With my colleagues Dr Sadie Watson, Dr Priyamvada Gopal and Dr Christo Kefalas, I am co-supervising three new collaborative AHRC-funded doctoral awards which will run from October 2019. These are operating through the new Open-Oxford-Cambridge Doctoral Training Programme. 

Two are based in the School of Archaeology at the University of Oxford, and are partnerships with the National Trust and Museum of London Archaeology (MOLA). They are both concerned with Archaeology and Photography - "Counter-Memories: Photographs of Empire in Country House Collections", and "The Photological Past: contemporary archaeological photography as visual culture".

The third is based in the Faculty of English at the University of Cambridge, in partnership with the Pitt Rivers Museum. This is on the theme of "Writing the Ethnological Museum". 

For students who meet AHRC residency requirements, the full award covers university fees plus a maintenance grant at the RCUK minimum doctoral stipend rate (currently £14,777 pa), adjusted on a pro-rata basis for part-time students. For students ordinarily resident in an EU country other than the UK, the award is fees-only.

The application deadline for the Cambridge Ph.D. is 3 January 2019 and the deadline for the two Oxford opportunities is 25 January 2019. You can see the full range of opportunities on the OOC programme website: https://www.oocdtp.ac.uk/collaborative-doctoral-awards 

Details below:

Counter-Memories: Photographs of Empire in Country House Collections
DPhil based in the School of Archaeology, University of Oxford in collaboration with the National Trust.
Supervisory team: Dan Hicks (Archaeology, Oxford) and Dr Christo Kefalas (Curator of World Cultures, National Trust)  
https://www.oocdtp.ac.uk/colonial-memories-photographs-empire-country-house-collections 

Almost all National Trust country house properties have historic photographic collections. These photographs are usually associated with family members who lived at the houses. Among them are many images of the British Empire. Some albums relate to personal, family or business travel, while others derive from military or administrative service overseas. These colonial images range from the touristic to the anthropological, from leisure to expedition, and from exoticism to the domestic.  This project offers a unique opportunity to undertake a ‘visual archaeology’ of these virtually unstudied photographic collections.

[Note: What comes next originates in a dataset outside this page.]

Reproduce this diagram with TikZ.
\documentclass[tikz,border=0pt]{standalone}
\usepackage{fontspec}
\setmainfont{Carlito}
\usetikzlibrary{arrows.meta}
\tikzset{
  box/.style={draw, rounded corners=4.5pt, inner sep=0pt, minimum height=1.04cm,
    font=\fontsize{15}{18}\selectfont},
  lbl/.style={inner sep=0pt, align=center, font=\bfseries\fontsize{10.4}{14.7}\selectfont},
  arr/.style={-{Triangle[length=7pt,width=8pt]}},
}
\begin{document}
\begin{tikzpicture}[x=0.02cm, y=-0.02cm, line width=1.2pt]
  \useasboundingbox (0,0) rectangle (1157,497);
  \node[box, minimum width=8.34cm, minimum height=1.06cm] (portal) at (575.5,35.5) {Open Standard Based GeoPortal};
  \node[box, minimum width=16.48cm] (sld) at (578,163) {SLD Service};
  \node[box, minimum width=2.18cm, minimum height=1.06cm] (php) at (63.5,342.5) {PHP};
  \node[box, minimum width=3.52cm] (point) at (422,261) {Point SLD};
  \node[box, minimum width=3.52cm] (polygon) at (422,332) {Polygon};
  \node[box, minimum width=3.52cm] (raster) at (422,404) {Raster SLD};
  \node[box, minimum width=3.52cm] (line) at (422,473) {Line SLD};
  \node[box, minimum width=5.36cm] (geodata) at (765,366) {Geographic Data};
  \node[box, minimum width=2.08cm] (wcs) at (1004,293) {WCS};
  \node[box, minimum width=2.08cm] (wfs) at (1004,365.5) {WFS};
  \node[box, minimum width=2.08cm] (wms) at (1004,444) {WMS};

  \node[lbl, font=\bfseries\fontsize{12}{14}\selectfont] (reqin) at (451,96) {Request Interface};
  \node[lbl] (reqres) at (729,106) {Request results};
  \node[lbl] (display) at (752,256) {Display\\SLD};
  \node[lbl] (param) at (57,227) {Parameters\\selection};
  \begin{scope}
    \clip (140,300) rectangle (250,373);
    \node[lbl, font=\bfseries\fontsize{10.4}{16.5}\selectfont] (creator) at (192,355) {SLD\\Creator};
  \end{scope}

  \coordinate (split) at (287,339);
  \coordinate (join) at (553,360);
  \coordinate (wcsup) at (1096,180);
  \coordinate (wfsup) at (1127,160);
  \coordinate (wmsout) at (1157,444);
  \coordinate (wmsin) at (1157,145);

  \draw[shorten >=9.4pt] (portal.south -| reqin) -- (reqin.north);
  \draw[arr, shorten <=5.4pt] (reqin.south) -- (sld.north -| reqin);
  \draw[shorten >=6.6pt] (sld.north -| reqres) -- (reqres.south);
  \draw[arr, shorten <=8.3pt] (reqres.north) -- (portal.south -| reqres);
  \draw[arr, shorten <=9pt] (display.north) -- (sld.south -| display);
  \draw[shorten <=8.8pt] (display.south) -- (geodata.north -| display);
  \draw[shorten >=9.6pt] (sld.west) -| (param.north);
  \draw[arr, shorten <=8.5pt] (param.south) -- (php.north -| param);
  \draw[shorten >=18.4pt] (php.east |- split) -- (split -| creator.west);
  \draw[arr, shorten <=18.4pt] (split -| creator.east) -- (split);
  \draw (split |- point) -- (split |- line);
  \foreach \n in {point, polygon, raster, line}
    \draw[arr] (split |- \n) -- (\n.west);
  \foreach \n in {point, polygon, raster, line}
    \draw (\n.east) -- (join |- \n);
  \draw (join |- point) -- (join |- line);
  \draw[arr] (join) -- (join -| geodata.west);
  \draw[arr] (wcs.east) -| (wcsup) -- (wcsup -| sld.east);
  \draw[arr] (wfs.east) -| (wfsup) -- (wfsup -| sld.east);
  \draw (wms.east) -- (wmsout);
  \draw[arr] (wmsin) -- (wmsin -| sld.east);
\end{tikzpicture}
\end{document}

The aim of the research is to explore the relationships between empire, knowledge and regimes of photographic visuality in post-colonial perspective, through studies of historic photographs as zones of contact or conflict in the past and as ongoing legacies and aftershocks of colonialism in the present. 

Specific material that could be form the focus of the research ranges from well documented collections at Polesden Lacey in Surrey or Packwood House in Warwickshire to many other little-understood collections at other properties. The sheer richness and unstudied nature of the material means that most regions in which 19th- and 20th-century British imperialism operated could form the geographical focus of the research – from the Caribbean to Africa, the Middle East and Asia. This geographical focus will be agreed between the supervisors and the students before the research begins.  The project offers a unique opportunity for the geo-political dimensions of these neglected and provincial colonial archives to be explored, for example through the creation of new connections with places and descendant communities beyond the country house. 

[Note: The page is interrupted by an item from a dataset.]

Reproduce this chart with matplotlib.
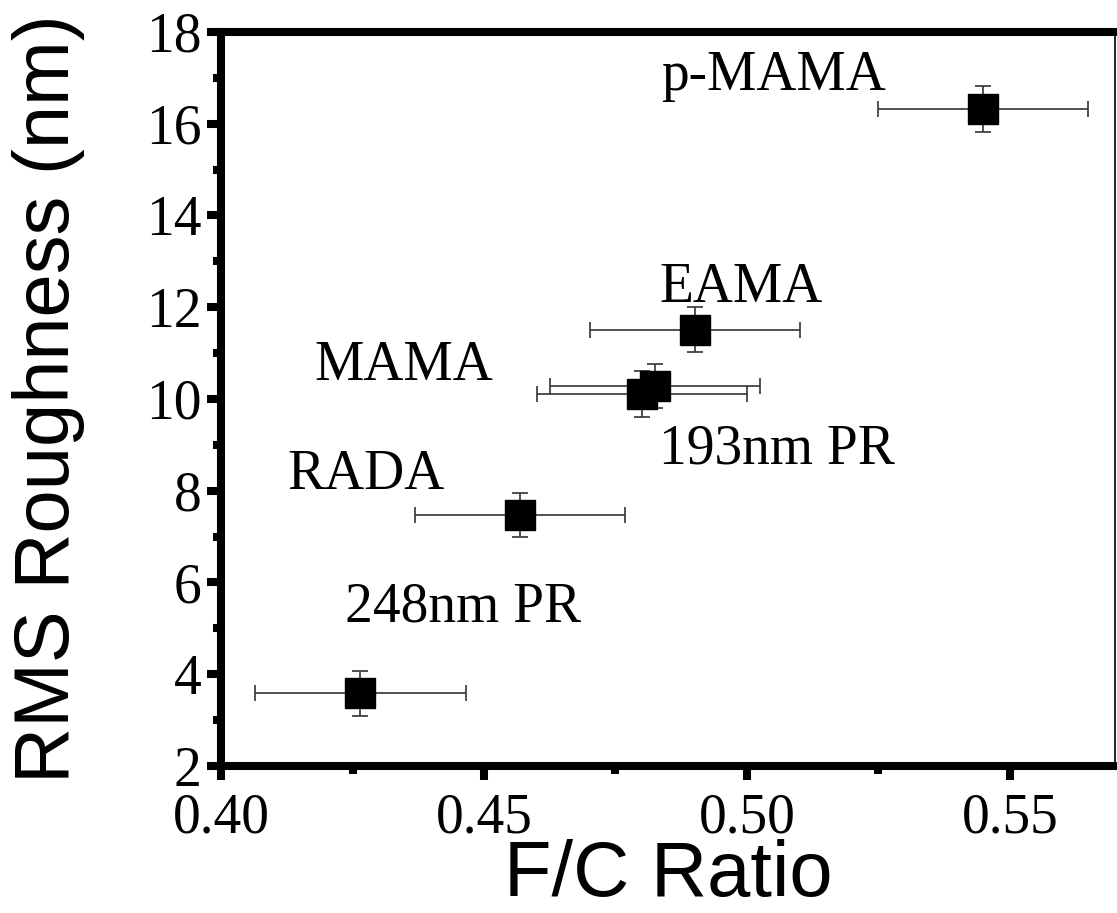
import matplotlib.pyplot as plt
from matplotlib.ticker import MultipleLocator, FormatStrFormatter

# ── Data ──────────────────────────────────────────────────────────
labels  = ["248nm PR", "RADA", "MAMA", "193nm PR", "EAMA", "p-MAMA"]
fc      = [0.4265, 0.4568, 0.4800, 0.4825, 0.4901, 0.5449]
rms     = [3.59, 7.47, 10.10, 10.28, 11.51, 16.33]
fc_err  = [0.020, 0.020, 0.020, 0.020, 0.020, 0.020]
rms_err = [0.49, 0.48, 0.50, 0.48, 0.49, 0.50]

# label anchors in data coords (horizontal centre, text baseline)
label_x = [0.4461, 0.4276, 0.4347, 0.5057, 0.4989, 0.5051]
label_y = [5.14, 8.03, 10.41, 8.60, 12.11, 16.73]

serif = ["Liberation Serif", "DejaVu Serif"]
sans  = ["Liberation Sans", "DejaVu Sans"]

fig = plt.figure(figsize=(11.17, 9.13), dpi=100)
ax = fig.add_axes([0.1979, 0.161, 0.8003, 0.804])

ax.errorbar(fc, rms, xerr=fc_err, yerr=rms_err, fmt="none",
            ecolor="#333333", elinewidth=1.2, capsize=5.5, capthick=1.2,
            zorder=2)
ax.plot(fc, rms, "s", color="black", markersize=21.5, zorder=3)

for name, lx, ly in zip(labels, label_x, label_y):
    ax.text(lx, ly, name, ha="center", va="baseline",
            fontsize=40, family=serif)

ax.set_xlim(0.40, 0.57)
ax.set_ylim(2, 18)
ax.xaxis.set_major_locator(MultipleLocator(0.05))
ax.xaxis.set_minor_locator(MultipleLocator(0.025))
ax.yaxis.set_major_locator(MultipleLocator(2))
ax.yaxis.set_minor_locator(MultipleLocator(1))
ax.xaxis.set_major_formatter(FormatStrFormatter("%.2f"))
ax.yaxis.set_major_formatter(FormatStrFormatter("%d"))

for side in ["left", "bottom", "top"]:
    ax.spines[side].set_linewidth(5.8)
ax.spines["right"].set_linewidth(1.2)

ax.tick_params(which="both", direction="out", top=False, right=False)
ax.tick_params(which="major", length=10, width=5.8)
ax.tick_params(which="minor", length=6, width=5.8)
ax.tick_params(axis="x", which="major", pad=9)
ax.tick_params(axis="y", which="major", pad=4)
for lab in ax.get_xticklabels() + ax.get_yticklabels():
    lab.set_family(serif)
    lab.set_fontsize(40)

ax.set_xlabel("F/C Ratio", fontsize=56, family=sans, labelpad=-4)
ax.set_ylabel("RMS Roughness (nm)", fontsize=56, family=sans, labelpad=44)

fig.savefig("out.png", dpi=100)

Research themes developed by the research student around this material may include questions of ‘race’, class, gender, genre and representation, objectification and orientalism, visibility and silence, and knowledge and memory, ranging from what Marie-Louise Pratt called the ‘transculturation’ of ‘imperial eyes’ to the ongoing status of the colonial gaze of these visual pasts in contemporary, postcolonial Britain. Though the embedding of the studentship in the ongoing operation of National Trust properties, the ‘Counter-Memories’ project will foreground for the student the practical challenges of exploring unseen pasts through visual culture.  

Applicants will normally have an academic background in an Arts, Humanities or Social Science discipline such as Archaeology, Anthropology, Art History, Museum Studies, or History.

To apply for this opportunity: Apply through the standard route to read for a DPhil in Archaeology at the University of Oxford, for the 25 January 2019 deadline. You also need to upload the OOC DTP Supplementary Questions Form as an additional document when applying.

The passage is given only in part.